■ **THE EXERCISE**
Quote only the part that opens with the line containing "Rebuild this chart" and closes with the line containing "from matplotlib.ticker import". Keep both of those lines.

■ **DATASET CONTENT**
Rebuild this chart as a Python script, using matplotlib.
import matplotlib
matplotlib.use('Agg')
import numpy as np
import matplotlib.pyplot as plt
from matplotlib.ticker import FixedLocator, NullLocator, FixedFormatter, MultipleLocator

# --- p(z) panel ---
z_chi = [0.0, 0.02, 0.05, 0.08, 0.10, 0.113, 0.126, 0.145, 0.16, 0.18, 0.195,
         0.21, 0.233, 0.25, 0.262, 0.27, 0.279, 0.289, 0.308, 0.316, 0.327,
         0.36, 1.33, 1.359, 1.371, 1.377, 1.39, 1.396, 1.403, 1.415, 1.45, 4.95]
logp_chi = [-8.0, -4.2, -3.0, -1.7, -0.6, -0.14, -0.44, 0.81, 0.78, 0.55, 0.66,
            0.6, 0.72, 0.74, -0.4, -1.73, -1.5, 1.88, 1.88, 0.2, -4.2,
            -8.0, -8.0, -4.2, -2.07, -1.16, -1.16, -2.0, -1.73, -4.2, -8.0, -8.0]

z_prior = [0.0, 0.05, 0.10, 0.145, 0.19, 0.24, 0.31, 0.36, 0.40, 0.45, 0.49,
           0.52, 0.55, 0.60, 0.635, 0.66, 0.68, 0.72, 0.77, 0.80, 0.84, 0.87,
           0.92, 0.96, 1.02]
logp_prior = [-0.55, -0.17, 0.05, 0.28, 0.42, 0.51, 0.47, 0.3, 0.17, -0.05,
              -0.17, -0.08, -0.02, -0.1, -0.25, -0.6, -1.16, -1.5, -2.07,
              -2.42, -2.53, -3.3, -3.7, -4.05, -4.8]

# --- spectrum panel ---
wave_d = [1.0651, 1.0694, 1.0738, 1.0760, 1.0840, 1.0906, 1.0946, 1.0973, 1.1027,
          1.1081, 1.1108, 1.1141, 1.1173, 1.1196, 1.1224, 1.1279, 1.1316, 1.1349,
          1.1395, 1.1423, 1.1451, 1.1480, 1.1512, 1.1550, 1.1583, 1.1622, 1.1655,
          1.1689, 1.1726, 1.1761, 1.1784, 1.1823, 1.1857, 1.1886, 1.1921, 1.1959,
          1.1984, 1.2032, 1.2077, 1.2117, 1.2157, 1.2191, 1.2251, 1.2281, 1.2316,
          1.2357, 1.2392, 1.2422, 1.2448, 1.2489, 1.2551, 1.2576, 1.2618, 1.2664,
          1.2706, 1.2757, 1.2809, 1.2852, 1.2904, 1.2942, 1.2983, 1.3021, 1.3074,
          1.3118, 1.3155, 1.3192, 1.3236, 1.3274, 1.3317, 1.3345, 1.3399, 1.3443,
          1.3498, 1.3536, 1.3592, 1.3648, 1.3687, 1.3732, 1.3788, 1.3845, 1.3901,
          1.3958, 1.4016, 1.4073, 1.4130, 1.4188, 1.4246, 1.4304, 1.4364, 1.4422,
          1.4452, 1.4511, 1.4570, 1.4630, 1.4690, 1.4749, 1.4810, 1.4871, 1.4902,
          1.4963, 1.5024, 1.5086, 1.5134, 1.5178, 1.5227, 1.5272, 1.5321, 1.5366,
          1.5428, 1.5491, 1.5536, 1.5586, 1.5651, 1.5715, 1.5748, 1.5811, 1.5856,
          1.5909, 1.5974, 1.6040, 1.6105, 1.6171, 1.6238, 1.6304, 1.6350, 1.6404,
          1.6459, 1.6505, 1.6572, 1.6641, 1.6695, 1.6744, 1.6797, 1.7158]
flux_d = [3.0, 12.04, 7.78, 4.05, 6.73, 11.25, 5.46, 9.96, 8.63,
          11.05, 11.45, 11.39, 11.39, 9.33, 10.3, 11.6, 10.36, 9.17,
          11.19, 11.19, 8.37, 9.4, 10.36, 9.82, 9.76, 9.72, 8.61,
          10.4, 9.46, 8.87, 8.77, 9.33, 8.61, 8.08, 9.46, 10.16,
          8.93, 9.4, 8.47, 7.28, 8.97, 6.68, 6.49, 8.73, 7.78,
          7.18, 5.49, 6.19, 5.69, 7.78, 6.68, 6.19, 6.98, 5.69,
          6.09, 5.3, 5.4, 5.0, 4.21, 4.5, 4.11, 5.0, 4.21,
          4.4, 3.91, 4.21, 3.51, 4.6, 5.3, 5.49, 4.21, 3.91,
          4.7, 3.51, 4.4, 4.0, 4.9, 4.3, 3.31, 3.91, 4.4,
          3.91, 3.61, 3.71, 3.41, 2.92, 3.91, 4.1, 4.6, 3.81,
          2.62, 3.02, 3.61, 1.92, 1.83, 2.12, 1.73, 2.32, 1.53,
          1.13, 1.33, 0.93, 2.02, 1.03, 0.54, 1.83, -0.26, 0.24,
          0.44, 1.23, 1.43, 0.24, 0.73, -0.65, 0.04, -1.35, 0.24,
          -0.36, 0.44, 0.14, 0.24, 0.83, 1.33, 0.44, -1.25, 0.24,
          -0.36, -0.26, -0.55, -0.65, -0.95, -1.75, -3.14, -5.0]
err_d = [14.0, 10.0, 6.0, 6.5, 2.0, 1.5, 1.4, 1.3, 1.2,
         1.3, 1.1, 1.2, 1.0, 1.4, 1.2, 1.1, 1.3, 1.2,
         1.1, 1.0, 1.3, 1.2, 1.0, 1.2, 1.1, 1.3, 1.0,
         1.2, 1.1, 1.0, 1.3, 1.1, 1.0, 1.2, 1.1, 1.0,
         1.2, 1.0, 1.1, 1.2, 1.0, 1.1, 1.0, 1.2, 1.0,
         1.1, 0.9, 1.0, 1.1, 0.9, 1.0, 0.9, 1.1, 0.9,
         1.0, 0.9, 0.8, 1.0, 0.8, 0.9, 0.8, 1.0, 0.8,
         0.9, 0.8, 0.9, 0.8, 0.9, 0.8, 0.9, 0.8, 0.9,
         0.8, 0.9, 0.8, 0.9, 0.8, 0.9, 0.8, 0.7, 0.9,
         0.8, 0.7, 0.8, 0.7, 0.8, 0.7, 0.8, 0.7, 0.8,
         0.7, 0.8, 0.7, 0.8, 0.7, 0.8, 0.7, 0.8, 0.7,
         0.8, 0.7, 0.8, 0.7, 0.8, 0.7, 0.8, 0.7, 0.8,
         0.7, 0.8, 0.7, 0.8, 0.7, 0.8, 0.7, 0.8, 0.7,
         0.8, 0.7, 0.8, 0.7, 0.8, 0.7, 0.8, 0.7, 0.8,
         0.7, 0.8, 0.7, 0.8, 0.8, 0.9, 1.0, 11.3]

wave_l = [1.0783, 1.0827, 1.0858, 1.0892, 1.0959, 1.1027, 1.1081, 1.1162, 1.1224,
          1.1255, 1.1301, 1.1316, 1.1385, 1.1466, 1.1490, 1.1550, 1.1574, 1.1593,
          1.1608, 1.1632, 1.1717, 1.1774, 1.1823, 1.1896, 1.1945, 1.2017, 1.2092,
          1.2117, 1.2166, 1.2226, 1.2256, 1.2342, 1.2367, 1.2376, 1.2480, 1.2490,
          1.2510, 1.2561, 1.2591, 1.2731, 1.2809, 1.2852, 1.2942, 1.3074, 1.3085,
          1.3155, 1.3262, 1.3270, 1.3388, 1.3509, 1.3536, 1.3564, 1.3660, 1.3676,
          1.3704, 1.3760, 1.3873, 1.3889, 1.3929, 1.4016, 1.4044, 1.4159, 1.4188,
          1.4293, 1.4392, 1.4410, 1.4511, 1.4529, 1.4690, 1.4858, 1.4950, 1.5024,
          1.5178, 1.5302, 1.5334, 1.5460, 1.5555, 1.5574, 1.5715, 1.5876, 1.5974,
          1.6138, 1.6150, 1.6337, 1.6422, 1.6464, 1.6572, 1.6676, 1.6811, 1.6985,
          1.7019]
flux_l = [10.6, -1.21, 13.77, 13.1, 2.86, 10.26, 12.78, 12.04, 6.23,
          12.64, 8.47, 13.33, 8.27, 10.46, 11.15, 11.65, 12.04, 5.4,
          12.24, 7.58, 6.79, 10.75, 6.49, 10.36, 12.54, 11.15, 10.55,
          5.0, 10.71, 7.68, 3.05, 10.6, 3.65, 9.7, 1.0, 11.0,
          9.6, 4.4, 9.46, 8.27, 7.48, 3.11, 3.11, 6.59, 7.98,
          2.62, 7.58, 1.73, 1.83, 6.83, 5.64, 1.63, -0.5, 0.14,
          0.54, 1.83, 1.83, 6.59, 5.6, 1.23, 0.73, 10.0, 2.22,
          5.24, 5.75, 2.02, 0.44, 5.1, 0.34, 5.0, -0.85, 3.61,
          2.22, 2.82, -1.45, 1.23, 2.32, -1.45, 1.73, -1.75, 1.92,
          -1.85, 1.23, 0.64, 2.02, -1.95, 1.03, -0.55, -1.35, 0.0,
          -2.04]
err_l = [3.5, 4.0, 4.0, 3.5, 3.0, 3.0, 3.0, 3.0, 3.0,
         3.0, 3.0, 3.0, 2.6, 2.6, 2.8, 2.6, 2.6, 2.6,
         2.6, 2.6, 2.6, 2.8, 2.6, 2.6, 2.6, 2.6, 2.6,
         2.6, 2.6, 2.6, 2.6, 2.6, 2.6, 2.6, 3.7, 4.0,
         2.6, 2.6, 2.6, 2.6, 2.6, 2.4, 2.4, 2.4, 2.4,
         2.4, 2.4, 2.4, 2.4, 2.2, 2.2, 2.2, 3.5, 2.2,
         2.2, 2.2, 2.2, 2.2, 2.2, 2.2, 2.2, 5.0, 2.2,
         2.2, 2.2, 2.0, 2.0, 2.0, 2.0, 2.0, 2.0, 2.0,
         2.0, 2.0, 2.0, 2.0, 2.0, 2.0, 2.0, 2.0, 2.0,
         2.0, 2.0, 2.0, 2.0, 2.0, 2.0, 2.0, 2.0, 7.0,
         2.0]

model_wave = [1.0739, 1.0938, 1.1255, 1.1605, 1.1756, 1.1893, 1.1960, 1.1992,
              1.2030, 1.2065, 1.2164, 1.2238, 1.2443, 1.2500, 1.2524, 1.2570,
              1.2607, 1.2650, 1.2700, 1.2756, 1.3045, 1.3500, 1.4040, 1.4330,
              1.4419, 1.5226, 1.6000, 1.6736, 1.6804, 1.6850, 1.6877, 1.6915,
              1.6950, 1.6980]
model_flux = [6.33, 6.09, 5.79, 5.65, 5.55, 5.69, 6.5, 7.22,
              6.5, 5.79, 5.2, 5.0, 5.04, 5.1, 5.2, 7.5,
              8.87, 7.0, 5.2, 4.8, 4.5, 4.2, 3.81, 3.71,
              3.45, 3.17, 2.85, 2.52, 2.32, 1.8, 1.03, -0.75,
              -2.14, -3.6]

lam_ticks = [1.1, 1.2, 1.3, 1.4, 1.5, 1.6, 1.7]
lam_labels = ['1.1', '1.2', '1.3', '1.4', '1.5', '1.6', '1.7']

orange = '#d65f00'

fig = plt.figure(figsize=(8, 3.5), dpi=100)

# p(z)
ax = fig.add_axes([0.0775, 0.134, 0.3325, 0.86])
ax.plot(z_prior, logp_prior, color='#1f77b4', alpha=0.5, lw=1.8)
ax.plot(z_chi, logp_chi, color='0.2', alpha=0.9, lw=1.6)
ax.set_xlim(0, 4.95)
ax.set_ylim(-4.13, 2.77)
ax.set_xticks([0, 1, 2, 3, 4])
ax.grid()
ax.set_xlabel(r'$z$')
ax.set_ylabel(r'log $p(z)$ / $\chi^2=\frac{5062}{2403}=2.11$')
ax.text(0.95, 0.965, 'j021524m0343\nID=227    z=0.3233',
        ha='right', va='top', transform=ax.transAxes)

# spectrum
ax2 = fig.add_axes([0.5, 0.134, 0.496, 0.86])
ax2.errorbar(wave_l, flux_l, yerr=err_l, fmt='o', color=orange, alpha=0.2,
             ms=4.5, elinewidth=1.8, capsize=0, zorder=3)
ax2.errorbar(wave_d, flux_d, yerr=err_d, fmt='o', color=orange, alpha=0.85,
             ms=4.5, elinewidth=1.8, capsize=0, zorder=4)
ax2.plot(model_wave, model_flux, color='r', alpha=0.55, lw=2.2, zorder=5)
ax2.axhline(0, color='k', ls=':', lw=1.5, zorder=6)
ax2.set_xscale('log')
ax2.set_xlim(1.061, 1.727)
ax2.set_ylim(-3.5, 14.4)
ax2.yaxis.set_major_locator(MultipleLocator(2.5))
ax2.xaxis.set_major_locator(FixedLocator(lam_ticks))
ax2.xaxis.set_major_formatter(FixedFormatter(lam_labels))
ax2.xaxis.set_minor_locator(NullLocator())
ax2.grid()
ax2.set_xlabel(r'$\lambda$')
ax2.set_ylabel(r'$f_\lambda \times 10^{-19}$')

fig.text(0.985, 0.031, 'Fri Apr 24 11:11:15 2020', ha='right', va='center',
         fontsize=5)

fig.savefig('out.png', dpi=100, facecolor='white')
--
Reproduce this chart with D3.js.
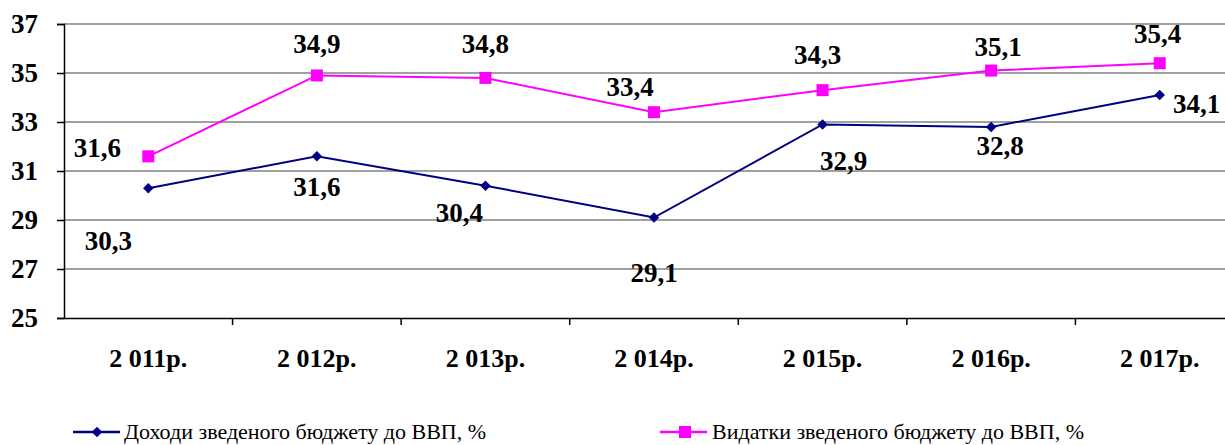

■ **ANSWER FOR THIS EXERCISE**
Rebuild this chart as a Python script, using matplotlib.
import matplotlib
matplotlib.use('Agg')
import numpy as np
import matplotlib.pyplot as plt
from matplotlib.ticker import FixedLocator, NullLocator, FixedFormatter, MultipleLocator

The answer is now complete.